Aos 14 anos Sebastião se vê em um dilema: estudar ou trabalhar para ajudar em casa. Diante das dificuldades, o sustento da família foi colocado em primeiro lugar. Ele deixa os estudos no sétimo ano para vender frutas e verduras no Mercado Municipal. Lá se foram 16 anos.
Com a já família constituída, Sebastião percebe que ser feirante não satisfaz as necessidades da esposa e de seus sete filhos. É neste momento que decide mudar de ramo. Passa a trabalhar com topa tudo, mas, mais uma vez a dificuldade bate à porta. Sebastião percebe que é hora de mudar e, desta vez, as coisas começavam a melhorar.
“Há cerca de 15 anos montei a borracharia. Deus tem nos abençoado. Com esse trabalho eu tiro o sustento do meu lar. Com muita dificuldade venho lutando, me esforçando para dar educação para meus filhos, para que eles não venham a se desviar para o caminho errado”, conta.
E o esforço deu certo. A filha de Sebastião, Julie Danielle Silva, de 21 anos, deu a maior alegria para o pai: passou no vestibular de medicina da Unimontes, um dos mais concorridos do país. A dedicação e força de vontade em estudar o dia todo em casa e à noite no cursinho, trouxe grande resultado.
“Eu sempre estudei em escola pública e fiz cursinhos gratuitos. Tentei duas vezes, mas não passei. Entretanto, nunca desisti do meu sonho. As pessoas falavam que era muito difícil, mas continuei tentando. Na terceira vez, no ano passado, passei no vestibular”, relembra Julie.

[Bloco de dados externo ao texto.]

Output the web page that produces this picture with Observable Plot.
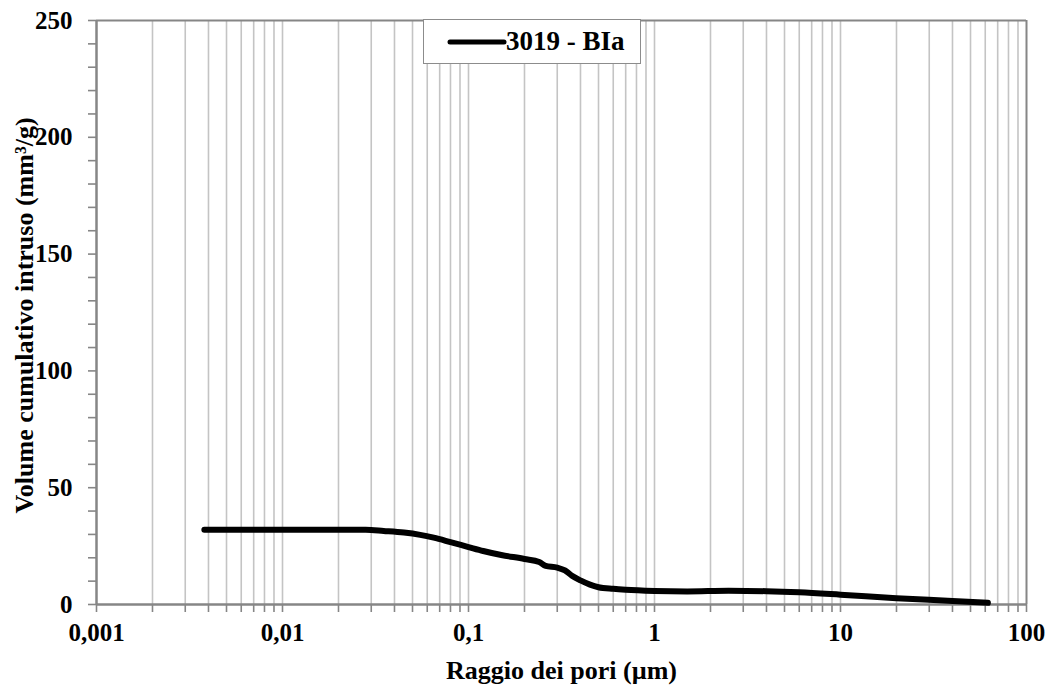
<!DOCTYPE html>
<html>
<head>
<meta charset="utf-8">
<script src="https://cdn.jsdelivr.net/npm/d3@7"></script>
<script src="https://cdn.jsdelivr.net/npm/@observablehq/plot@0.6"></script>
<style>
  html, body { margin: 0; padding: 0; background: #fff; }
  #wrap { position: relative; width: 1051px; height: 691px; }
  #legend {
    position: absolute; left: 423px; top: 19px; width: 216px; height: 43px;
    background: #fff; border: 1.5px solid #8c8c8c;
    font-family: "Liberation Serif", "Times New Roman", serif; font-weight: bold; font-size: 27px;
  }
  #legend svg { position: absolute; left: 0; top: 0; }
  #legend span { position: absolute; left: 82px; top: 5px; line-height: 32px; }
</style>
</head>
<body>
<div id="wrap"></div>
<script>
// Series: pore radius (µm) vs cumulative intruded volume (mm³/g)
const seriesName = "3019 - BIa";
const radius = [0.0038, 0.005, 0.01, 0.02, 0.028, 0.035, 0.045, 0.055, 0.065, 0.08, 0.1, 0.12, 0.15, 0.2, 0.24, 0.26, 0.3, 0.33, 0.36, 0.40, 0.45, 0.5, 0.6, 0.7, 1, 1.5, 2.5, 4, 6, 10, 20, 40, 62];
const volume = [32, 32, 32, 32, 32, 31.5, 30.8, 29.8, 28.6, 26.7, 24.6, 22.9, 21.2, 19.5, 18.2, 16.5, 15.8, 14.6, 12.3, 10.3, 8.5, 7.4, 6.7, 6.3, 5.8, 5.6, 5.9, 5.7, 5.2, 4.2, 2.7, 1.5, 0.7];

// Axis ticks
const xDecades = [0.001, 0.01, 0.1, 1, 10, 100];
const xTickLabels = ["0,001", "0,01", "0,1", "1", "10", "100"];
const xMultipliers = [1, 2, 3, 4, 5, 6, 7, 8, 9];
const yLabelTicks = [0, 50, 100, 150, 200, 250];
const yMinorTicks = [0, 10, 20, 30, 40, 50, 60, 70, 80, 90, 100, 110, 120, 130, 140, 150, 160, 170, 180, 190, 200, 210, 220, 230, 240, 250];

const xTitle = "Raggio dei pori (µm)";
const yTitle = "Volume cumulativo intruso (mm³/g)";

const data = radius.map((r, i) => ({r, v: volume[i]}));
const xAll = [];
xDecades.slice(0, -1).forEach(d => xMultipliers.forEach(m => xAll.push(+(d * m).toPrecision(3))));
xAll.push(100);
const xGrid = xAll.filter(v => v > 0.001 && v < 100);
const labelOf = new Map(xDecades.map((d, i) => [d, xTickLabels[i]]));

const font = "'Liberation Serif', 'Times New Roman', serif";
const axisColor = "#868686";
const gridColor = "#c4c4c4";

const chart = Plot.plot({
  width: 1051,
  height: 691,
  marginLeft: 96,
  marginRight: 25,
  marginTop: 20,
  marginBottom: 87,
  style: {fontFamily: font, fontWeight: "bold", fontSize: "25px", color: "#000", background: "#fff"},
  x: {type: "log", domain: [0.001, 100]},
  y: {domain: [0, 250]},
  marks: [
    Plot.ruleX(xGrid, {stroke: gridColor, strokeWidth: 1.6}),
    Plot.axisX({ticks: xAll, tickSize: 8, tickFormat: () => "", stroke: axisColor, strokeWidth: 1.6, label: null}),
    Plot.axisX({ticks: xDecades, tickSize: 0, tickPadding: 19, tickFormat: d => labelOf.get(d), fontSize: 25, fontWeight: "bold", fill: "#000", label: null}),
    Plot.axisY({ticks: yMinorTicks, tickSize: 8, tickFormat: () => "", stroke: axisColor, strokeWidth: 1.6, label: null}),
    Plot.axisY({ticks: yLabelTicks, tickSize: 0, tickPadding: 24, tickFormat: d => String(d), fontSize: 25, fontWeight: "bold", fill: "#000", label: null}),
    Plot.ruleY([250], {stroke: axisColor, strokeWidth: 2}),
    Plot.ruleX([100], {stroke: axisColor, strokeWidth: 2}),
    Plot.ruleY([0], {stroke: axisColor, strokeWidth: 2.5}),
    Plot.ruleX([0.001], {stroke: axisColor, strokeWidth: 2.5}),
    Plot.line(data, {x: "r", y: "v", stroke: "#000", strokeWidth: 6, curve: "monotone-x", strokeLinecap: "round", strokeLinejoin: "round"}),
    Plot.text([xTitle], {frameAnchor: "bottom", dy: 66, fontSize: 26, fontWeight: "bold", fill: "#000", textAnchor: "middle", lineAnchor: "middle"}),
    Plot.text([yTitle], {frameAnchor: "left", dx: -72, dy: 3, rotate: -90, fontSize: 26, fontWeight: "bold", fill: "#000", textAnchor: "middle", lineAnchor: "middle"})
  ]
});

const wrap = document.getElementById("wrap");
wrap.appendChild(chart);

const legend = document.createElement("div");
legend.id = "legend";
legend.innerHTML = `<svg width="216" height="43"><line x1="26" x2="80" y1="22" y2="22" stroke="#000" stroke-width="5" stroke-linecap="round"/></svg><span></span>`;
legend.querySelector("span").textContent = seriesName;
wrap.appendChild(legend);
</script>
</body>
</html>
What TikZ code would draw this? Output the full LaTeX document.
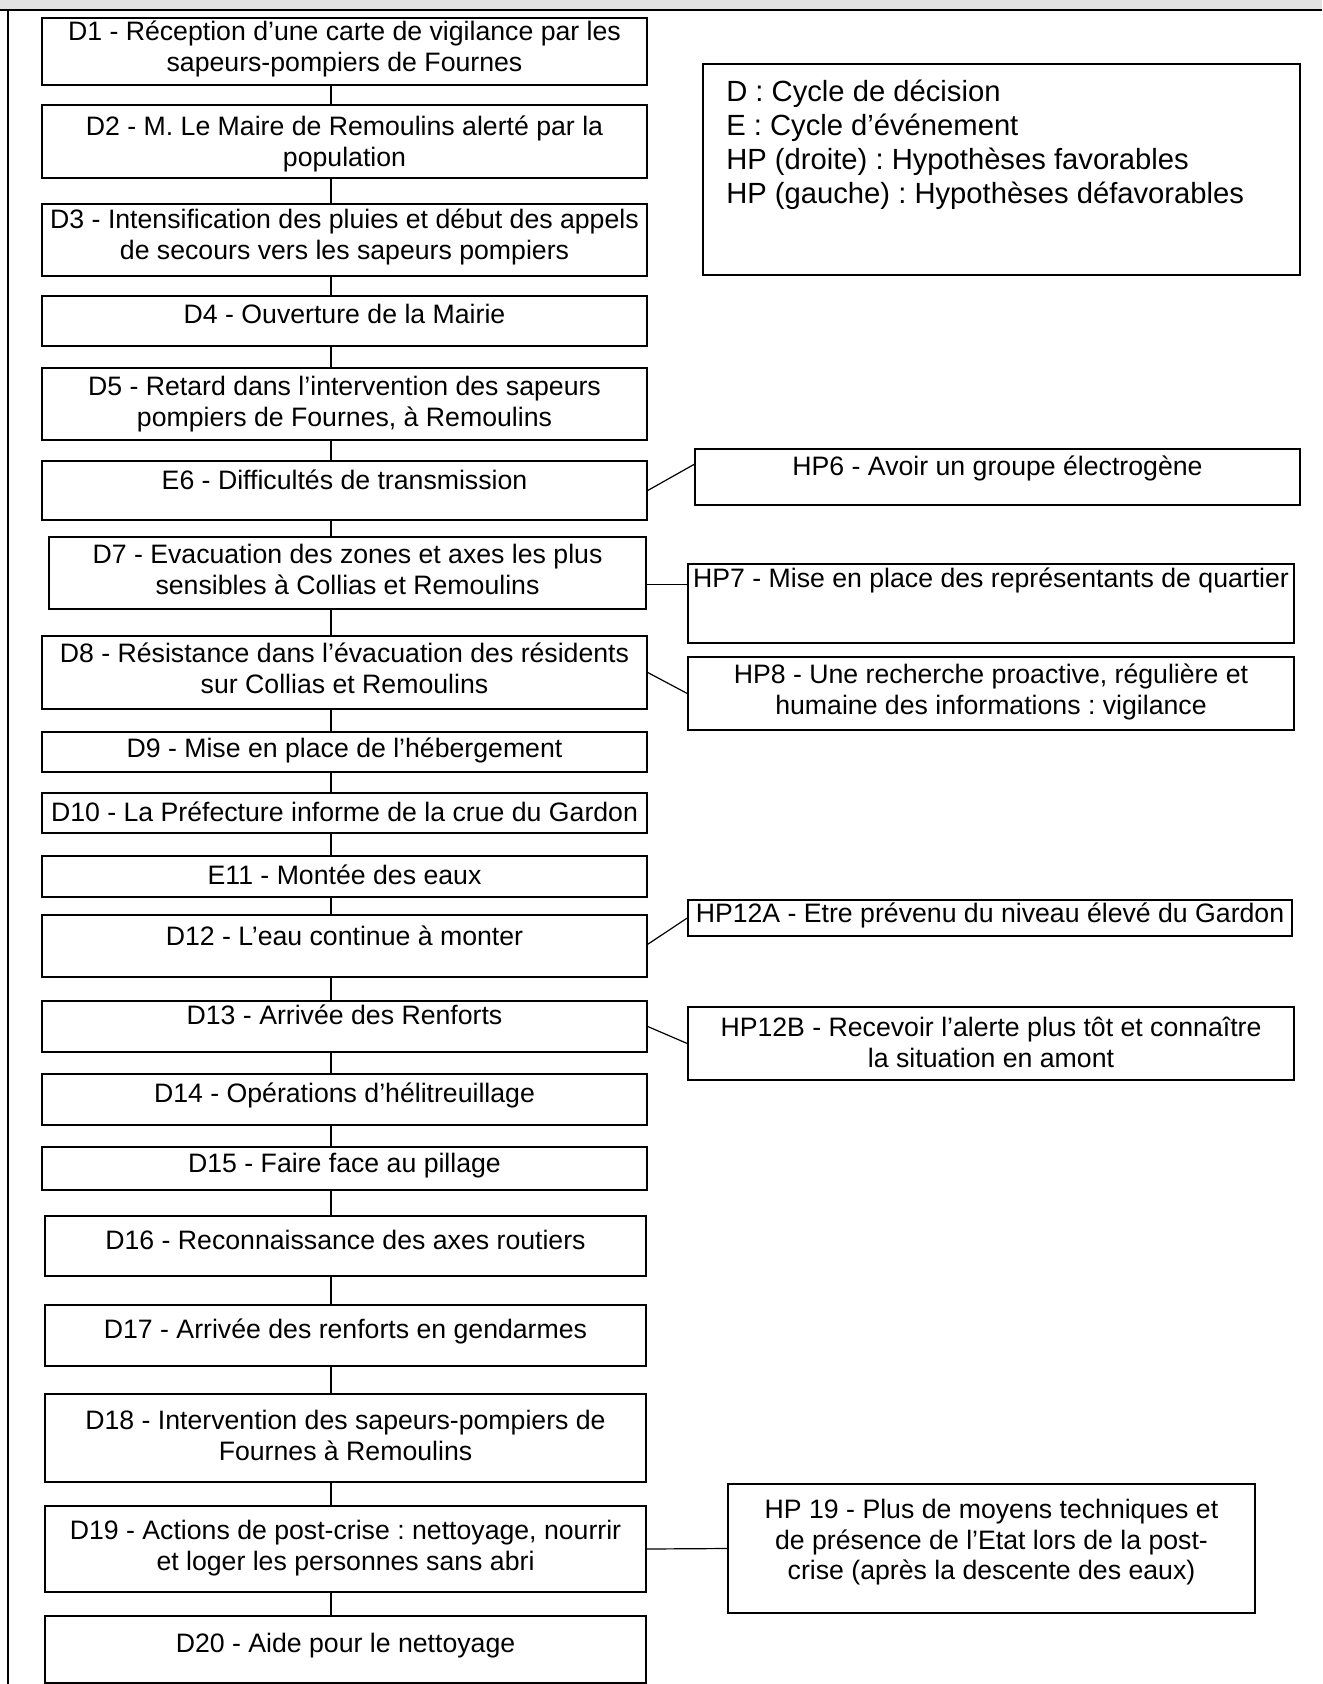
\documentclass[tikz,border=0pt]{standalone}
\usepackage{fontspec}
\setmainfont{Liberation Sans}
\usetikzlibrary{fit,calc}
\definecolor{band}{HTML}{E3E3E3}
\frenchspacing
\tikzset{
  boxst/.style={draw=black, line width=1.1pt, fill=white, inner sep=0pt, rectangle},
  txt/.style={font=\fontsize{20}{22.9}\selectfont\frenchspacing, align=center, inner sep=0pt, anchor=north},
  legtxt/.style={font=\fontsize{21.9}{25.5}\selectfont\frenchspacing, align=left, inner sep=0pt, anchor=north west},
  link/.style={draw=black, line width=0.9pt},
}
% name, x1, y1, x2, y2, text top, text
\newcommand\bx[7]{%
  \node[boxst, fit={(#2,#3) (#4,#5)}] (#1) {};
  \node[txt] (#1t) at ({(#2+#4)/2},#6) {\strut #7};
}
\begin{document}
\begin{tikzpicture}[x=0.75pt,y=-0.75pt]
\useasboundingbox (0,0) rectangle (1322,1684);
\fill[band] (0,0) rectangle (1322,10);
\draw[line width=2pt] (0,10) -- (1322,10);
\draw[line width=1.5pt] (8,10) -- (8,1684);
\coordinate (vx) at (331,0);

\bx{D1}{42}{18}{647}{85}{19}{D1 - Réception d’une carte de vigilance par les\\sapeurs-pompiers de Fournes}
\bx{D2}{42}{105}{647}{178}{114}{D2 - M. Le Maire de Remoulins alerté par la\\population}
\bx{D3}{42}{204}{647}{276}{207}{D3 - Intensification des pluies et début des appels\\de secours vers les sapeurs pompiers}
\bx{D4}{42}{296}{647}{346}{302}{D4 - Ouverture de la Mairie}
\bx{D5}{42}{368}{647}{440}{374}{D5 - Retard dans l’intervention des sapeurs\\pompiers de Fournes, à Remoulins}
\bx{E6}{42}{461}{647}{520}{468}{E6 - Difficultés de transmission}
\bx{D7}{49}{537}{646}{609}{542}{D7 - Evacuation des zones et axes les plus\\sensibles à Collias et Remoulins}
\bx{D8}{42}{636}{647}{709}{641}{D8 - Résistance dans l’évacuation des résidents\\sur Collias et Remoulins}
\bx{D9}{42}{732}{647}{772}{736}{D9 - Mise en place de l’hébergement}
\bx{D10}{42}{793}{647}{833}{800}{D10 - La Préfecture informe de la crue du Gardon}
\bx{E11}{42}{856}{647}{897}{863}{E11 - Montée des eaux}
\bx{D12}{42}{915}{647}{977}{924}{D12 - L’eau continue à monter}
\bx{D13}{42}{1001}{647}{1052}{1003}{D13 - Arrivée des Renforts}
\bx{D14}{42}{1074}{647}{1125}{1081}{D14 - Opérations d’hélitreuillage}
\bx{D15}{42}{1147}{647}{1190}{1151}{D15 - Faire face au pillage}
\bx{D16}{45}{1216}{646}{1276}{1228}{D16 - Reconnaissance des axes routiers}
\bx{D17}{45}{1305}{646}{1366}{1317}{D17 - Arrivée des renforts en gendarmes}
\bx{D18}{45}{1394}{646}{1482}{1408}{D18 - Intervention des sapeurs-pompiers de\\Fournes à Remoulins}
\bx{D19}{45}{1506}{646}{1592}{1518}{D19 - Actions de post-crise : nettoyage, nourrir\\et loger les personnes sans abri}
\bx{D20}{45}{1616}{646}{1683}{1631}{D20 - Aide pour le nettoyage}

\bx{HP6}{695}{449}{1300}{505}{454}{HP6 - Avoir un groupe électrogène}
\bx{HP7}{688}{564}{1294}{643}{566}{HP7 - Mise en place des représentants de quartier}
\bx{HP8}{688}{657}{1294}{730}{662}{HP8 - Une recherche proactive, régulière et\\humaine des informations : vigilance}
\bx{HP12A}{688}{900}{1292}{936}{901}{HP12A - Etre prévenu du niveau élevé du Gardon}
\bx{HP12B}{688}{1007}{1294}{1080}{1015}{HP12B - Recevoir l’alerte plus tôt et connaître\\la situation en amont}
\bx{HP19}{728}{1484}{1255}{1613}{1497}{HP 19 - Plus de moyens techniques et\\de présence de l’Etat lors de la post-\\crise (après la descente des eaux)}

\node[boxst, fit={(703,64) (1300,275)}] (LG) {};
\node[legtxt] (LGt) at (726,77.7) {\strut D : Cycle de décision\\E : Cycle d’événement\\HP (droite) : Hypothèses favorables\\HP (gauche) : Hypothèses défavorables};

\foreach \a/\b in {D1/D2,D2/D3,D3/D4,D4/D5,D5/E6,E6/D7,D7/D8,D8/D9,D9/D10,D10/E11,E11/D12,D12/D13,D13/D14,D14/D15,D15/D16,D16/D17,D17/D18,D18/D19,D19/D20}
  \draw[link] (\a.south -| vx) -- (\b.north -| vx);

\draw[link] (E6.east) -- ($(HP6.north west)+(0,16)$);
\draw[link] ($(D7.north east)+(0,48)$) coordinate (c7) -- (c7 -| HP7.west);
\draw[link] (D8.east) -- (HP8.west);
\draw[link] ($(D12.north east)+(0,30)$) -- (HP12A.west);
\draw[link] (D13.east) -- (HP12B.west);
\draw[link] (D19.east) -- (HP19.west);
\end{tikzpicture}
\end{document}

Para ela o pai teve papel fundamental na conquista. “O meu pai é muito especial. Apesar de todas as dificuldades, ele venceu e me ajudou a vencer. Agradeço a Deus por fazer parte da família dele”.
Com o semblante de felicidade, Sebastião diz que a realização do sonho da família provém de muita determinação. “Muitas pessoas falam em sorte, dizem que ela deu sorte, mas na verdade, a sorte é para quem está preparado e é merecedor da conquista”, encerra.